- [Goal] Write each line of the material exactly as given, from the top through the line that contains "const barW = (x(1) - x(0)) * 0.8;", and omit all pictures.

- [Input rows]

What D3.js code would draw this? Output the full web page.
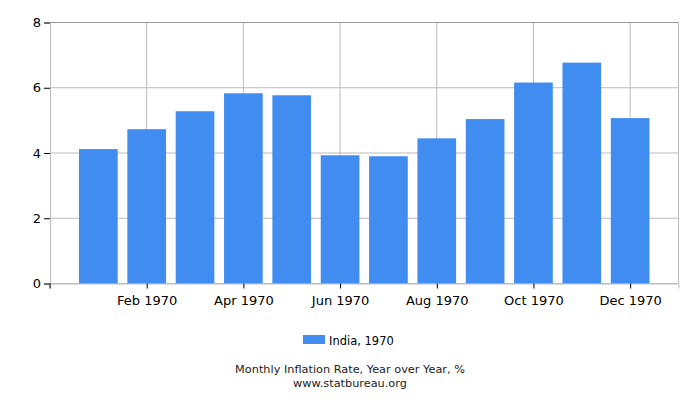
<!DOCTYPE html>
<html>
<head>
<meta charset="utf-8">
<script src="https://cdn.jsdelivr.net/npm/d3@7"></script>
<style>
  body { margin: 0; background: #fff; }
  svg { font-family: "DejaVu Sans", sans-serif; }
</style>
</head>
<body>
<div id="chart"></div>
<script>
const months = [1, 2, 3, 4, 5, 6, 7, 8, 9, 10, 11, 12];
const values = [4.12, 4.73, 5.28, 5.83, 5.77, 3.93, 3.90, 4.45, 5.04, 6.16, 6.77, 5.07];
const xTicks = [2, 4, 6, 8, 10, 12];
const xTickLabels = ["Feb 1970", "Apr 1970", "Jun 1970", "Aug 1970", "Oct 1970", "Dec 1970"];
const yTicks = [0, 2, 4, 6, 8];
const seriesName = "India, 1970";
const title = "Monthly Inflation Rate, Year over Year, %";
const source = "www.statbureau.org";

const W = 700, H = 400;
const margin = { top: 22.5, right: 21.5, bottom: 116.5, left: 50 };
const width = W - margin.left - margin.right;
const height = H - margin.top - margin.bottom;

const svg = d3.select("#chart").append("svg")
    .attr("width", W).attr("height", H);

const g = svg.append("g")
    .attr("transform", `translate(${margin.left},${margin.top})`);

const x = d3.scaleLinear().domain([0, 13]).range([0, width]);
const y = d3.scaleLinear().domain([0, 8]).range([height, 0]);
const barW = (x(1) - x(0)) * 0.8;

// grid
g.selectAll(".hgrid").data(yTicks).enter().append("line")
    .attr("x1", 0).attr("x2", width)
    .attr("y1", d => y(d)).attr("y2", d => y(d))
    .attr("stroke", "#bbb").attr("stroke-width", 1);

g.selectAll(".vgrid").data(xTicks).enter().append("line")
    .attr("x1", d => x(d)).attr("x2", d => x(d))
    .attr("y1", 0).attr("y2", height)
    .attr("stroke", "#bbb").attr("stroke-width", 1);

// border
g.append("line").attr("x1", width).attr("x2", width).attr("y1", 0).attr("y2", height)
    .attr("stroke", "#bbb");
g.append("line").attr("x1", 0).attr("x2", width).attr("y1", 0).attr("y2", 0)
    .attr("stroke", "#999");

// bars
g.selectAll(".bar").data(months).enter().append("rect")
    .attr("x", (d, i) => x(d) - barW / 2)
    .attr("y", (d, i) => y(values[i]))
    .attr("width", barW)
    .attr("height", (d, i) => height - y(values[i]))
    .attr("fill", "#418cf0");

// y axis
const yAxis = g.append("g")
    .call(d3.axisLeft(y).tickValues(yTicks).tickSize(6).tickPadding(3).tickFormat(d3.format("d")));
yAxis.select(".domain").attr("stroke", "#bbb");
yAxis.selectAll(".tick line").attr("stroke", "#000");
yAxis.selectAll("text").attr("font-size", 13).attr("fill", "#000")
    .attr("font-family", "DejaVu Sans, sans-serif");

// x axis
const xAxis = g.append("g")
    .attr("transform", `translate(0,${height})`)
    .call(d3.axisBottom(x).tickValues(xTicks).tickSize(5).tickPadding(7)
        .tickFormat((d, i) => xTickLabels[i]));
xAxis.select(".domain").attr("stroke", "#bbb");
xAxis.selectAll(".tick line").attr("stroke", "#000");
xAxis.selectAll("text").attr("font-size", 13).attr("fill", "#000")
    .attr("font-family", "DejaVu Sans, sans-serif");

// left tick at origin
g.append("line").attr("x1", 0).attr("x2", 0).attr("y1", height).attr("y2", height + 5)
    .attr("stroke", "#000");

// legend
svg.append("rect").attr("x", 303).attr("y", 335).attr("width", 22).attr("height", 9)
    .attr("fill", "#418cf0");
svg.append("text").attr("x", 329).attr("y", 345)
    .attr("font-size", 11.5).attr("fill", "#000").text(seriesName);

// title
svg.append("text").attr("x", 350).attr("y", 373).attr("text-anchor", "middle")
    .attr("font-size", 11.3).attr("fill", "#222").text(title);
svg.append("text").attr("x", 350).attr("y", 386.5).attr("text-anchor", "middle")
    .attr("font-size", 11.3).attr("fill", "#222").text(source);
</script>
</body>
</html>
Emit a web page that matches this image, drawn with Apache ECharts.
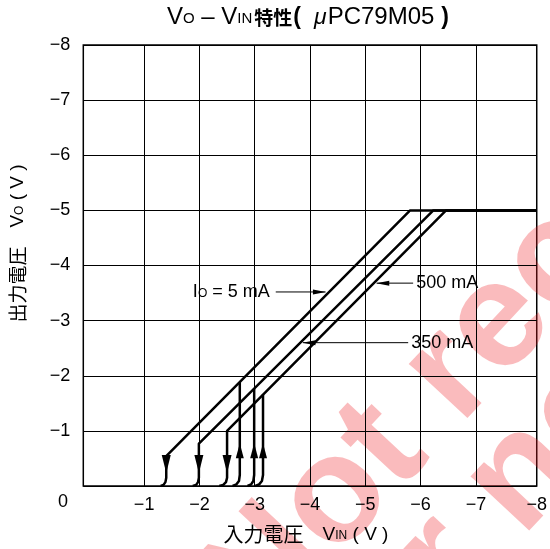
<!DOCTYPE html>
<html><head><meta charset="utf-8">
<script src="https://cdn.jsdelivr.net/npm/echarts@6/dist/echarts.min.js"></script>
<style>html,body{margin:0;padding:0;background:#fff}#c{width:550px;height:549px}</style>
</head><body><div id="c"></div>
<script>
// ---- axis ticks / labels ----
const xGridValues = [-1, -2, -3, -4, -5, -6, -7];
const xLabelValues = [-1, -2, -3, -4, -5, -6, -7, -8.1];
const xLabelTexts = ['−1', '−2', '−3', '−4', '−5', '−6', '−7', '−8'];
const yLabelValues = [-1, -2, -3, -4, -5, -6, -7, -8];
const yLabelTexts = ['−1', '−2', '−3', '−4', '−5', '−6', '−7', '−8'];

// ---- curves: [VIN, VO] ----
const io5mAMain = [[-8.1, -5], [-5.81, -5], [-1.40, -0.54], [-1.40, -0.15], [-1.385, -0.07], [-1.35, -0.02], [-1.30, 0]];
const io5mARise = [[-2.60, 0], [-2.67, -0.03], [-2.715, -0.09], [-2.73, -0.2], [-2.73, -1.885]];
const io350mAMain = [[-8.1, -5], [-6.23, -5], [-1.99, -0.77], [-1.99, -0.15], [-1.975, -0.07], [-1.94, -0.02], [-1.88, 0]];
const io350mARise = [[-2.87, 0], [-2.935, -0.03], [-2.975, -0.09], [-2.99, -0.2], [-2.99, -1.77]];
const io500mAMain = [[-8.1, -5], [-6.46, -5], [-2.50, -1.0], [-2.50, -0.15], [-2.48, -0.07], [-2.43, -0.02], [-2.36, 0]];
const io500mARise = [[-3.01, 0], [-3.08, -0.03], [-3.13, -0.09], [-3.15, -0.2], [-3.15, -1.66]];

// ---- direction arrows on curves ----
const downArrows = [[-1.40, -0.40], [-1.99, -0.40], [-2.50, -0.40]];
const upArrows = [[-2.73, -0.64], [-2.99, -0.64], [-3.15, -0.64]];

// ---- annotation pointers ----
const annoTexts = ['{a|I}{s|O}{a| = 5 mA}', '{a|500 mA}', '{a|350 mA}'];
const annoFrom = [[-3.38, -3.52], [-5.865, -3.68], [-5.775, -2.60]];
const annoTip = [[-4.28, -3.52], [-5.205, -3.68], [-3.87, -2.60]];
const annoSide = ['left', 'right', 'right'];

const FONT = '"Liberation Sans", Arial, sans-serif';
const CJK = '"Noto Sans CJK JP", sans-serif';
const BLACK = '#000';
const plain = { textBorderWidth: 0, textShadowBlur: 0, color: BLACK };
const WM_FONT = 'bold 151px "Liberation Sans"';
const WM_FILL = 'rgba(238,30,36,0.3)';

const series = [];
[[io5mAMain, io5mARise], [io350mAMain, io350mARise], [io500mAMain, io500mARise]].forEach(pair => {
  pair.forEach(d => series.push({
    type: 'line', data: d, showSymbol: false, symbol: 'none', silent: true,
    lineStyle: { color: BLACK, width: 2.5 }, z: 3
  }));
});
series.push({
  type: 'scatter', data: downArrows, symbol: 'triangle', symbolSize: [9, 18], symbolRotate: 180,
  itemStyle: { color: BLACK, opacity: 1 }, z: 4, silent: true
});
series.push({
  type: 'scatter', data: upArrows, symbol: 'triangle', symbolSize: [8, 15],
  itemStyle: { color: BLACK, opacity: 1 }, z: 4, silent: true
});
annoFrom.forEach((f, i) => {
  const t = annoTip[i];
  const dir = t[0] < f[0] ? 1 : -1; // 1 = pointing right (more negative)
  series.push({
    type: 'line', data: [f, t], symbol: 'none', silent: true,
    lineStyle: { color: BLACK, width: 1 }, z: 3,
    markPoint: {
      silent: true, symbol: 'circle', symbolSize: 0,
      data: [{
        coord: f,
        label: Object.assign({
          show: true, position: annoSide[i], distance: annoSide[i] === 'left' ? 6 : 3,
          formatter: annoTexts[i],
          rich: {
            a: Object.assign({ fontSize: 18, fontFamily: FONT, verticalAlign: 'bottom' }, plain),
            s: Object.assign({ fontSize: 12, fontFamily: FONT, verticalAlign: 'bottom', padding: [0, 0, 1, 0] }, plain)
          }
        }, plain)
      }]
    }
  });
  series.push({
    type: 'scatter', data: [[t[0] + dir * 0.11, t[1]]], symbol: 'triangle', symbolSize: [5, 13],
    symbolRotate: dir === 1 ? -90 : 90, itemStyle: { color: BLACK, opacity: 1 }, z: 4, silent: true
  });
});

const chart = echarts.init(document.getElementById('c'), null, { renderer: 'canvas' });
chart.setOption({
  animation: false,
  backgroundColor: '#fff',
  title: {
    text: '{v|V}{s|O}{v| – V}{s|IN}{b|特性}{p|(}{m|μ}{v|PC79M05}{q|)}',
    left: 162, top: 0,
    textStyle: {
      fontWeight: 'normal',
      rich: {
        v: { fontSize: 24, fontFamily: FONT, fontWeight: 'normal', color: BLACK, verticalAlign: 'bottom' },
        s: { fontSize: 15, fontFamily: FONT, fontWeight: 'normal', color: BLACK, verticalAlign: 'bottom', padding: [0, 0, 3, 0] },
        b: { fontSize: 19, fontFamily: CJK, fontWeight: 'bold', color: BLACK, verticalAlign: 'bottom', padding: [0, 0, 2, 2] },
        p: { fontSize: 23, fontFamily: FONT, fontWeight: 'bold', color: BLACK, verticalAlign: 'bottom', padding: [0, 0, 0, 1] },
        q: { fontSize: 23, fontFamily: FONT, fontWeight: 'bold', color: BLACK, verticalAlign: 'bottom', padding: [0, 0, 0, 7] },
        m: { fontSize: 23, fontFamily: FONT, fontWeight: 'normal', fontStyle: 'italic', color: BLACK, verticalAlign: 'bottom', padding: [0, 1, 0, 13] }
      }
    }
  },
  grid: { left: 83.3, right: 10.7, top: 45, bottom: 63, show: true, borderColor: BLACK, borderWidth: 1.5 },
  xAxis: {
    type: 'value', min: -8.1, max: 0.1, inverse: true,
    name: '{c|入力電圧}{v|　V}{s|IN}{v| ( V )}',
    nameLocation: 'middle', nameGap: 38,
    nameTextStyle: {
      padding: [0, 8, 0, 0],
      rich: {
        c: { fontSize: 20, fontFamily: CJK, color: BLACK, verticalAlign: 'bottom' },
        v: { fontSize: 19, fontFamily: FONT, color: BLACK, verticalAlign: 'bottom' },
        s: { fontSize: 12, fontFamily: FONT, color: BLACK, verticalAlign: 'bottom', padding: [0, 0, 2, 0] }
      }
    },
    axisLine: { show: false },
    axisTick: { show: false, customValues: xGridValues },
    splitLine: { show: true, lineStyle: { color: BLACK, width: 1 } },
    axisLabel: {
      customValues: xLabelValues, margin: 10, fontSize: 18, fontFamily: FONT, color: BLACK,
      formatter: v => xLabelTexts[xLabelValues.indexOf(v)]
    }
  },
  yAxis: {
    type: 'value', min: -8, max: 0, interval: 1, inverse: true,
    name: '{c|出力電圧}{v|　V}{s|O}{v| ( V )}',
    nameLocation: 'middle', nameGap: 56, nameRotate: 90,
    nameTextStyle: {
      padding: [0, 0, 0, 44],
      rich: {
        c: { fontSize: 19, fontFamily: CJK, color: BLACK, verticalAlign: 'bottom' },
        v: { fontSize: 19, fontFamily: FONT, color: BLACK, verticalAlign: 'bottom' },
        s: { fontSize: 12, fontFamily: FONT, color: BLACK, verticalAlign: 'bottom', padding: [0, 0, 2, 0] }
      }
    },
    axisLine: { show: false },
    axisTick: { show: false },
    splitLine: { show: true, lineStyle: { color: BLACK, width: 1 } },
    axisLabel: {
      customValues: yLabelValues, margin: 13, fontSize: 18, fontFamily: FONT, color: BLACK,
      formatter: v => yLabelTexts[yLabelValues.indexOf(v)] || ''
    }
  },
  graphic: [
    { type: 'text', left: 58, top: 493, z: 10, style: { text: '0', font: '18px ' + FONT, fill: BLACK } },
    {
      type: 'group', x: 263, y: 643, rotation: 47 * Math.PI / 180, z: 100, silent: true,
      children: [
        { type: 'text', x: 0, y: 30, style: { text: 'Not recommended', font: WM_FONT, fill: WM_FILL, textVerticalAlign: 'bottom' } },
        { type: 'text', x: 10, y: 152, style: { text: 'for new design', font: WM_FONT, fill: WM_FILL, textVerticalAlign: 'bottom' } }
      ]
    }
  ],
  series: series
});
</script></body></html>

- [Right answer]
What D3.js code would draw this? Output the full web page.
<!DOCTYPE html>
<html>
<head>
<meta charset="utf-8">
<script src="https://cdn.jsdelivr.net/npm/d3@7"></script>
<style>
  body { margin: 0; background: #fff; }
  svg { font-family: "DejaVu Sans", sans-serif; }
</style>
</head>
<body>
<div id="chart"></div>
<script>
const months = [1, 2, 3, 4, 5, 6, 7, 8, 9, 10, 11, 12];
const values = [4.12, 4.73, 5.28, 5.83, 5.77, 3.93, 3.90, 4.45, 5.04, 6.16, 6.77, 5.07];
const xTicks = [2, 4, 6, 8, 10, 12];
const xTickLabels = ["Feb 1970", "Apr 1970", "Jun 1970", "Aug 1970", "Oct 1970", "Dec 1970"];
const yTicks = [0, 2, 4, 6, 8];
const seriesName = "India, 1970";
const title = "Monthly Inflation Rate, Year over Year, %";
const source = "www.statbureau.org";

const W = 700, H = 400;
const margin = { top: 22.5, right: 21.5, bottom: 116.5, left: 50 };
const width = W - margin.left - margin.right;
const height = H - margin.top - margin.bottom;

const svg = d3.select("#chart").append("svg")
    .attr("width", W).attr("height", H);

const g = svg.append("g")
    .attr("transform", `translate(${margin.left},${margin.top})`);

const x = d3.scaleLinear().domain([0, 13]).range([0, width]);
const y = d3.scaleLinear().domain([0, 8]).range([height, 0]);
const barW = (x(1) - x(0)) * 0.8;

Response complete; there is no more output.